El apóstol Pablo enseña que cuando Cristo vive en nosotros, nuestra vida no puede ser la misma. En Romanos 8:10-28 vemos que la evidencia principal es la presencia del Espíritu Santo, que nos da vida aun cuando nuestro cuerpo es débil. Esa vida en el Espíritu se manifiesta en varias señales:
- Transformación interior – La mente ya no se inclina a la carne, sino a agradar a Dios. Nuestros pensamientos, decisiones y deseos son guiados por el Espíritu.
- Identidad como hijos de Dios – No vivimos en temor, sino que tenemos la seguridad de la adopción de Dios, clamando “¡Abba, Padre!”.

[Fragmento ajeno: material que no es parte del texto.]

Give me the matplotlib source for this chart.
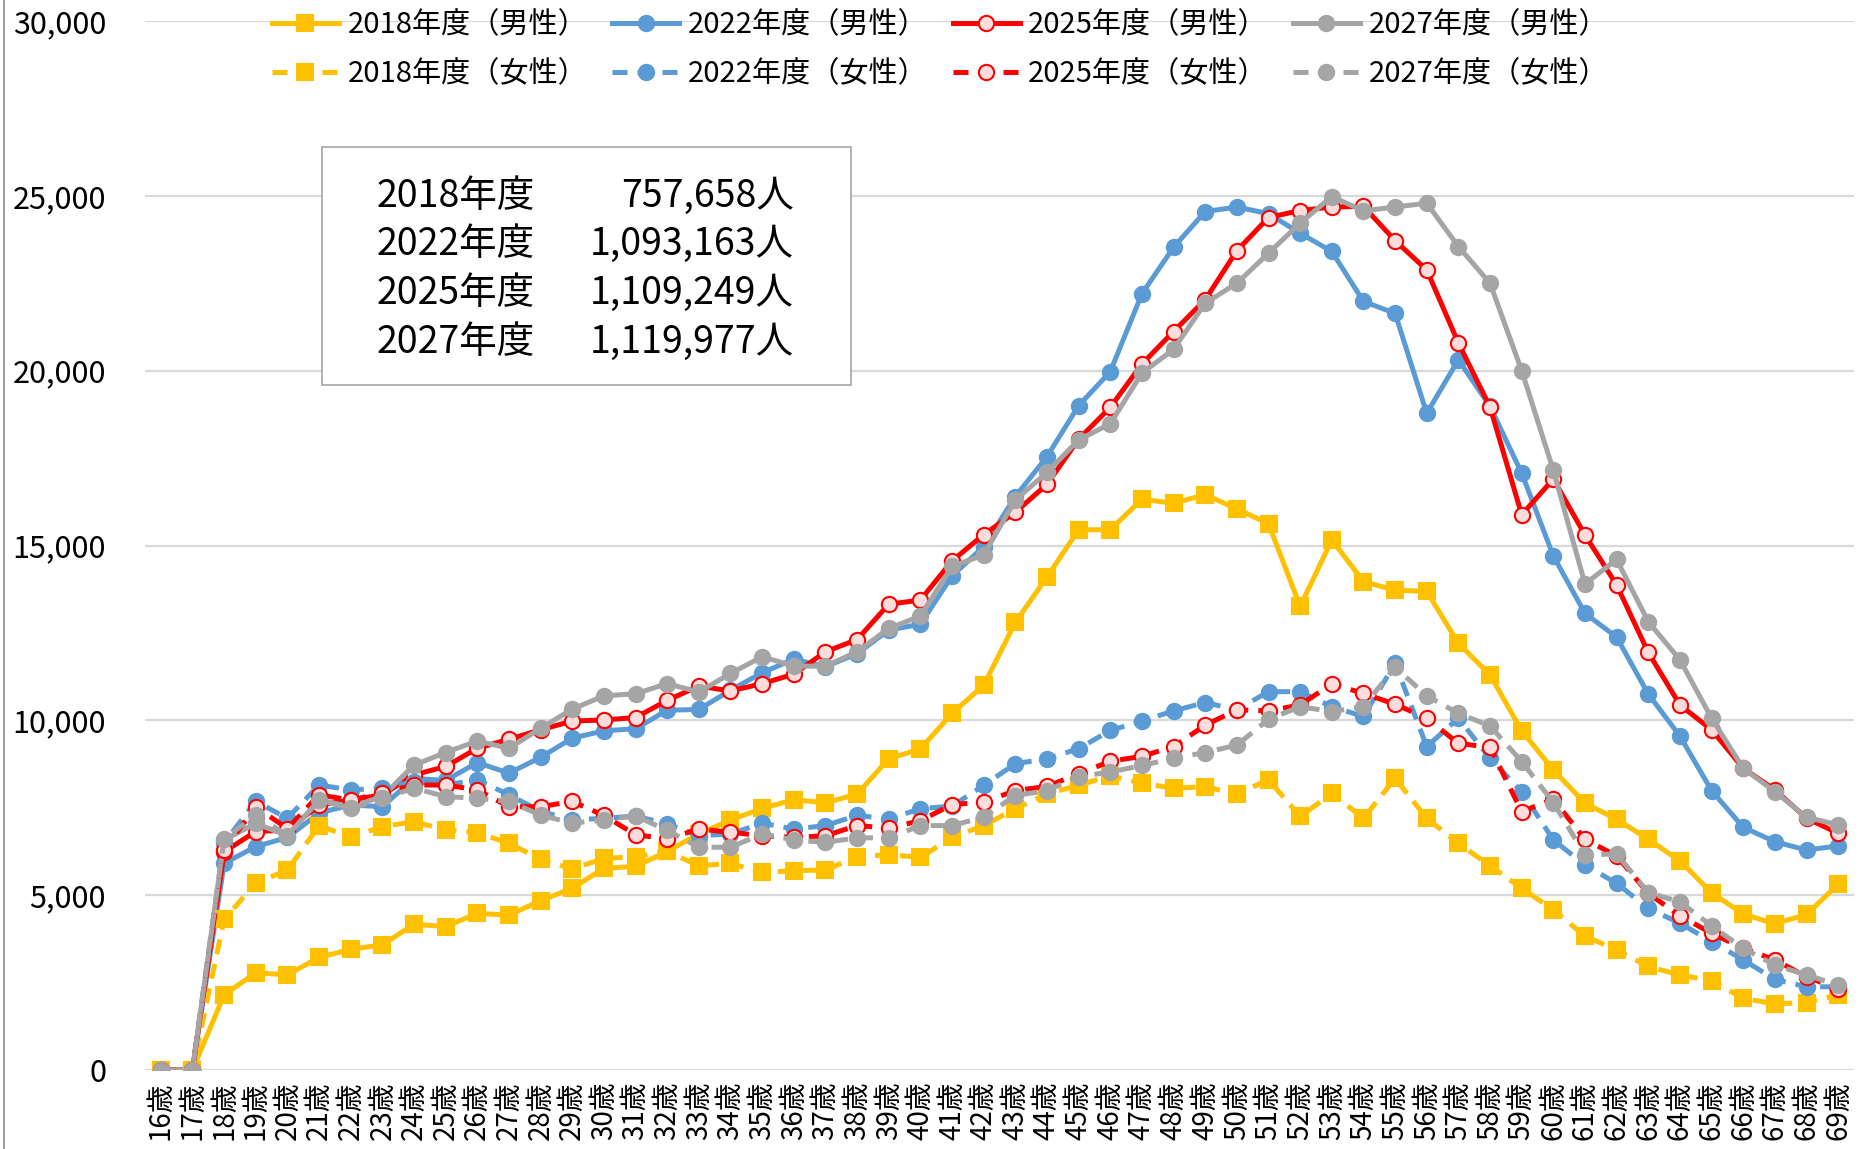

- Esperanza en medio del sufrimiento – Aunque enfrentamos pruebas, sabemos que “todas las cosas ayudan a bien a los que aman a Dios” (Rom. 8:28). El dolor no nos derrota, sino que nos acerca más a la gloria venidera.
En Filipenses 3, Pablo añade otra evidencia: una vida centrada en Cristo. No se trata de gloriarse en logros humanos o en la justicia propia, sino en conocer a Cristo y ser hallados en Él. El creyente auténtico se caracteriza por:
- Renunciar a lo terrenal como pérdida frente al incomparable valor de Cristo.
- Perseverar en la meta, corriendo hacia el premio del llamamiento.
- Tener ciudadanía celestial, esperando con gozo al Salvador que transformará nuestro cuerpo humilde en semejanza al suyo glorioso.
En conclusión, las evidencias de una vida en Cristo no son meras palabras, sino una transformación visible: seguridad de hijos, esperanza en medio de pruebas, y un caminar constante hacia la meta, reflejando que Cristo es nuestro todo.